[Brief]
Repeat the records verbatim and leave the pictures out of your copy.

[Provided data]
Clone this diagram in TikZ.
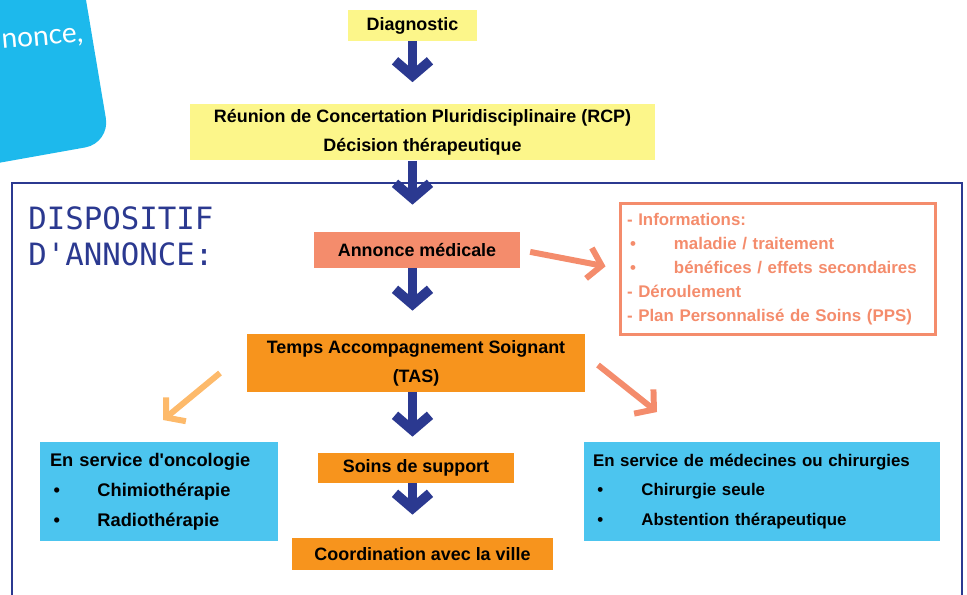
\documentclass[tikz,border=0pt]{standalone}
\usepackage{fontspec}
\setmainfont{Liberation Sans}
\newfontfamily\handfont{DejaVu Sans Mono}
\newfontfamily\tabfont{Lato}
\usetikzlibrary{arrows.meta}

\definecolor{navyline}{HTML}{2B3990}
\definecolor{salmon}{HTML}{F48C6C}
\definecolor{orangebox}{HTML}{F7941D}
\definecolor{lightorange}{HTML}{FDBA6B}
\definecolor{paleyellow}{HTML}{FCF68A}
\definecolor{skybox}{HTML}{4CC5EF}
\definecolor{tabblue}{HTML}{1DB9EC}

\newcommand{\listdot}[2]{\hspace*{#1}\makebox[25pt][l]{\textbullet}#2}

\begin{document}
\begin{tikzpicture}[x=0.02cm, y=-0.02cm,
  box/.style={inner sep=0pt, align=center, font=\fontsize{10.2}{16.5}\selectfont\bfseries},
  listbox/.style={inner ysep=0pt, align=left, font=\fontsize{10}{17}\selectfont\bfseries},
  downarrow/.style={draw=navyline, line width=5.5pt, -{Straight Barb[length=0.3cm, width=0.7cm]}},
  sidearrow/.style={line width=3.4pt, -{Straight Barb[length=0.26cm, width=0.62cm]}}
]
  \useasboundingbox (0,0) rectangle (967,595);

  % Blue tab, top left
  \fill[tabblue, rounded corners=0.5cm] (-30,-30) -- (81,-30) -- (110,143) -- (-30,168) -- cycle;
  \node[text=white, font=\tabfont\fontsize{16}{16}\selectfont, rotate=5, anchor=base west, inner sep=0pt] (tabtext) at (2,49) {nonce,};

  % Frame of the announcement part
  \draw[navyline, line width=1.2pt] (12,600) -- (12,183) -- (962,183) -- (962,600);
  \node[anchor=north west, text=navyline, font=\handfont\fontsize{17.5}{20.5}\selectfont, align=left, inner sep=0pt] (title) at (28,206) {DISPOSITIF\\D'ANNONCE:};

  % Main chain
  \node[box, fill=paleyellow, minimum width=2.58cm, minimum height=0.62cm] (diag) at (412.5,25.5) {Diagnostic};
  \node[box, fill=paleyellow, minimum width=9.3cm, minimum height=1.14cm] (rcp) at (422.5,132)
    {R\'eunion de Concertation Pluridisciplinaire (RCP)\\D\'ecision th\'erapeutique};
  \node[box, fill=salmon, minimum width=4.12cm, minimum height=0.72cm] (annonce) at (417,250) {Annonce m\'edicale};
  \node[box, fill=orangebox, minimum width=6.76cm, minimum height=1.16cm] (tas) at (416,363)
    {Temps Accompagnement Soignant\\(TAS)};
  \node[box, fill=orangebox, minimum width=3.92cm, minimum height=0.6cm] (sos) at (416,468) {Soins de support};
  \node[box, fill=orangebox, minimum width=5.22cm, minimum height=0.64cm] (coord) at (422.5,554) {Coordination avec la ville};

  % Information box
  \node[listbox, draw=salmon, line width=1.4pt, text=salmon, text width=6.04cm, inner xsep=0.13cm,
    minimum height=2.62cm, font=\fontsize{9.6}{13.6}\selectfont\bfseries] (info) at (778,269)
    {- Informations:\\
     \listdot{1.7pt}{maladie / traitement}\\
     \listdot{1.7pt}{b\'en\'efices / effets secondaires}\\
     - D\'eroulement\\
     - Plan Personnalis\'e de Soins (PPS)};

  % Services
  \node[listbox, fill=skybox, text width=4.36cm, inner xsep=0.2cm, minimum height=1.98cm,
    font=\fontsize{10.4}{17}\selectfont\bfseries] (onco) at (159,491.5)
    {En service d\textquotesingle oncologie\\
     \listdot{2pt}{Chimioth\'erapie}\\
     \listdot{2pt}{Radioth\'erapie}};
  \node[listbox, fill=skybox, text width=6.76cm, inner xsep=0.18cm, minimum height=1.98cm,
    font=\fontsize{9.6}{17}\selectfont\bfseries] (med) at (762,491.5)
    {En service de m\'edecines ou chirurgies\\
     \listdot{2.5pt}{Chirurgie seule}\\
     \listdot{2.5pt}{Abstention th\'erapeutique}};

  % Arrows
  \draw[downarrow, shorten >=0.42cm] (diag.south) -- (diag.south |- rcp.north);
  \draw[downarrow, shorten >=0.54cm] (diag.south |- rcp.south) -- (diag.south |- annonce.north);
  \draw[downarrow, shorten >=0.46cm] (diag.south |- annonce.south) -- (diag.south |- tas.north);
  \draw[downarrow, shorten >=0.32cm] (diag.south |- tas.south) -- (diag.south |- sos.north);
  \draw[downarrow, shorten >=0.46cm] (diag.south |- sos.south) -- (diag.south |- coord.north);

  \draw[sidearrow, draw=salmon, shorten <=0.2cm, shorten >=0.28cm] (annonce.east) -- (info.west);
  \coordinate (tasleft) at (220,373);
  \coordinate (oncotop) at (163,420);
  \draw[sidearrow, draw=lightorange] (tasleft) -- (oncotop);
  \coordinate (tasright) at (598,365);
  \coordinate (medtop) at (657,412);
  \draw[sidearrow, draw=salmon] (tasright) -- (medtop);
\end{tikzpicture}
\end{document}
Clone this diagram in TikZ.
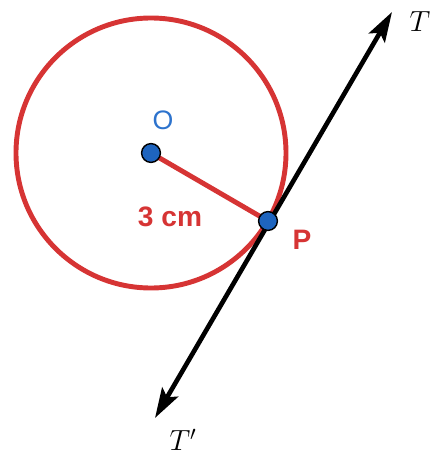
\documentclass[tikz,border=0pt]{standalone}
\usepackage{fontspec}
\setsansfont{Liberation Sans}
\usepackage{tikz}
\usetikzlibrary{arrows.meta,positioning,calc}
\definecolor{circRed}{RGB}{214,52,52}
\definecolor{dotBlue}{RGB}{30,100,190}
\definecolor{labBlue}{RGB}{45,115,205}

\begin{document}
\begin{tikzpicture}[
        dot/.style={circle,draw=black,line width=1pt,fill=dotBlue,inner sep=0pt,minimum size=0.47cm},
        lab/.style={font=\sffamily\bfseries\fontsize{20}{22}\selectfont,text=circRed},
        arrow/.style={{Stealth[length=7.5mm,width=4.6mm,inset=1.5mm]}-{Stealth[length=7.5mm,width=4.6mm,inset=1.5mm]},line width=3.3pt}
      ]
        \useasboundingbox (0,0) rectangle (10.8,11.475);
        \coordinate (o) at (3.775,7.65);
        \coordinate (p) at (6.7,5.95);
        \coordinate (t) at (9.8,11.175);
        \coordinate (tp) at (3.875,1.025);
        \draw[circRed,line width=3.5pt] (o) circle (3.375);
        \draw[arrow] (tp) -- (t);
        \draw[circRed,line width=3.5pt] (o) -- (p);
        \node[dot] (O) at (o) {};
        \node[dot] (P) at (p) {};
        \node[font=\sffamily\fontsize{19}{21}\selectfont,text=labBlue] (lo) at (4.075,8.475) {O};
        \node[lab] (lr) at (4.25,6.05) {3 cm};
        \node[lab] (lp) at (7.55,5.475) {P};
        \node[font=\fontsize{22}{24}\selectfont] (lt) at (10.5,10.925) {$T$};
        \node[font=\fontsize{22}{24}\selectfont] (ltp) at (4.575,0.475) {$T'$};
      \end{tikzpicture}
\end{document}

[Exercise solution]
Clone this diagram in TikZ.
\documentclass[tikz,border=0pt]{standalone}
\usepackage{fontspec}
\setmainfont{Liberation Sans}
\newfontfamily\handfont{DejaVu Sans Mono}
\newfontfamily\tabfont{Lato}
\usetikzlibrary{arrows.meta}

\definecolor{navyline}{HTML}{2B3990}
\definecolor{salmon}{HTML}{F48C6C}
\definecolor{orangebox}{HTML}{F7941D}
\definecolor{lightorange}{HTML}{FDBA6B}
\definecolor{paleyellow}{HTML}{FCF68A}
\definecolor{skybox}{HTML}{4CC5EF}
\definecolor{tabblue}{HTML}{1DB9EC}

\newcommand{\listdot}[2]{\hspace*{#1}\makebox[25pt][l]{\textbullet}#2}

\begin{document}
\begin{tikzpicture}[x=0.02cm, y=-0.02cm,
  box/.style={inner sep=0pt, align=center, font=\fontsize{10.2}{16.5}\selectfont\bfseries},
  listbox/.style={inner ysep=0pt, align=left, font=\fontsize{10}{17}\selectfont\bfseries},
  downarrow/.style={draw=navyline, line width=5.5pt, -{Straight Barb[length=0.3cm, width=0.7cm]}},
  sidearrow/.style={line width=3.4pt, -{Straight Barb[length=0.26cm, width=0.62cm]}}
]
  \useasboundingbox (0,0) rectangle (967,595);

  % Blue tab, top left
  \fill[tabblue, rounded corners=0.5cm] (-30,-30) -- (81,-30) -- (110,143) -- (-30,168) -- cycle;
  \node[text=white, font=\tabfont\fontsize{16}{16}\selectfont, rotate=5, anchor=base west, inner sep=0pt] (tabtext) at (2,49) {nonce,};

  % Frame of the announcement part
  \draw[navyline, line width=1.2pt] (12,600) -- (12,183) -- (962,183) -- (962,600);
  \node[anchor=north west, text=navyline, font=\handfont\fontsize{17.5}{20.5}\selectfont, align=left, inner sep=0pt] (title) at (28,206) {DISPOSITIF\\D'ANNONCE:};

  % Main chain
  \node[box, fill=paleyellow, minimum width=2.58cm, minimum height=0.62cm] (diag) at (412.5,25.5) {Diagnostic};
  \node[box, fill=paleyellow, minimum width=9.3cm, minimum height=1.14cm] (rcp) at (422.5,132)
    {R\'eunion de Concertation Pluridisciplinaire (RCP)\\D\'ecision th\'erapeutique};
  \node[box, fill=salmon, minimum width=4.12cm, minimum height=0.72cm] (annonce) at (417,250) {Annonce m\'edicale};
  \node[box, fill=orangebox, minimum width=6.76cm, minimum height=1.16cm] (tas) at (416,363)
    {Temps Accompagnement Soignant\\(TAS)};
  \node[box, fill=orangebox, minimum width=3.92cm, minimum height=0.6cm] (sos) at (416,468) {Soins de support};
  \node[box, fill=orangebox, minimum width=5.22cm, minimum height=0.64cm] (coord) at (422.5,554) {Coordination avec la ville};

  % Information box
  \node[listbox, draw=salmon, line width=1.4pt, text=salmon, text width=6.04cm, inner xsep=0.13cm,
    minimum height=2.62cm, font=\fontsize{9.6}{13.6}\selectfont\bfseries] (info) at (778,269)
    {- Informations:\\
     \listdot{1.7pt}{maladie / traitement}\\
     \listdot{1.7pt}{b\'en\'efices / effets secondaires}\\
     - D\'eroulement\\
     - Plan Personnalis\'e de Soins (PPS)};

  % Services
  \node[listbox, fill=skybox, text width=4.36cm, inner xsep=0.2cm, minimum height=1.98cm,
    font=\fontsize{10.4}{17}\selectfont\bfseries] (onco) at (159,491.5)
    {En service d\textquotesingle oncologie\\
     \listdot{2pt}{Chimioth\'erapie}\\
     \listdot{2pt}{Radioth\'erapie}};
  \node[listbox, fill=skybox, text width=6.76cm, inner xsep=0.18cm, minimum height=1.98cm,
    font=\fontsize{9.6}{17}\selectfont\bfseries] (med) at (762,491.5)
    {En service de m\'edecines ou chirurgies\\
     \listdot{2.5pt}{Chirurgie seule}\\
     \listdot{2.5pt}{Abstention th\'erapeutique}};

  % Arrows
  \draw[downarrow, shorten >=0.42cm] (diag.south) -- (diag.south |- rcp.north);
  \draw[downarrow, shorten >=0.54cm] (diag.south |- rcp.south) -- (diag.south |- annonce.north);
  \draw[downarrow, shorten >=0.46cm] (diag.south |- annonce.south) -- (diag.south |- tas.north);
  \draw[downarrow, shorten >=0.32cm] (diag.south |- tas.south) -- (diag.south |- sos.north);
  \draw[downarrow, shorten >=0.46cm] (diag.south |- sos.south) -- (diag.south |- coord.north);

  \draw[sidearrow, draw=salmon, shorten <=0.2cm, shorten >=0.28cm] (annonce.east) -- (info.west);
  \coordinate (tasleft) at (220,373);
  \coordinate (oncotop) at (163,420);
  \draw[sidearrow, draw=lightorange] (tasleft) -- (oncotop);
  \coordinate (tasright) at (598,365);
  \coordinate (medtop) at (657,412);
  \draw[sidearrow, draw=salmon] (tasright) -- (medtop);
\end{tikzpicture}
\end{document}
Clone this diagram in TikZ.
\documentclass[tikz,border=0pt]{standalone}
\usepackage{fontspec}
\setsansfont{Liberation Sans}
\usepackage{tikz}
\usetikzlibrary{arrows.meta,positioning,calc}
\definecolor{circRed}{RGB}{214,52,52}
\definecolor{dotBlue}{RGB}{30,100,190}
\definecolor{labBlue}{RGB}{45,115,205}

\begin{document}
\begin{tikzpicture}[
        dot/.style={circle,draw=black,line width=1pt,fill=dotBlue,inner sep=0pt,minimum size=0.47cm},
        lab/.style={font=\sffamily\bfseries\fontsize{20}{22}\selectfont,text=circRed},
        arrow/.style={{Stealth[length=7.5mm,width=4.6mm,inset=1.5mm]}-{Stealth[length=7.5mm,width=4.6mm,inset=1.5mm]},line width=3.3pt}
      ]
        \useasboundingbox (0,0) rectangle (10.8,11.475);
        \coordinate (o) at (3.775,7.65);
        \coordinate (p) at (6.7,5.95);
        \coordinate (t) at (9.8,11.175);
        \coordinate (tp) at (3.875,1.025);
        \draw[circRed,line width=3.5pt] (o) circle (3.375);
        \draw[arrow] (tp) -- (t);
        \draw[circRed,line width=3.5pt] (o) -- (p);
        \node[dot] (O) at (o) {};
        \node[dot] (P) at (p) {};
        \node[font=\sffamily\fontsize{19}{21}\selectfont,text=labBlue] (lo) at (4.075,8.475) {O};
        \node[lab] (lr) at (4.25,6.05) {3 cm};
        \node[lab] (lp) at (7.55,5.475) {P};
        \node[font=\fontsize{22}{24}\selectfont] (lt) at (10.5,10.925) {$T$};
        \node[font=\fontsize{22}{24}\selectfont] (ltp) at (4.575,0.475) {$T'$};
      \end{tikzpicture}
\end{document}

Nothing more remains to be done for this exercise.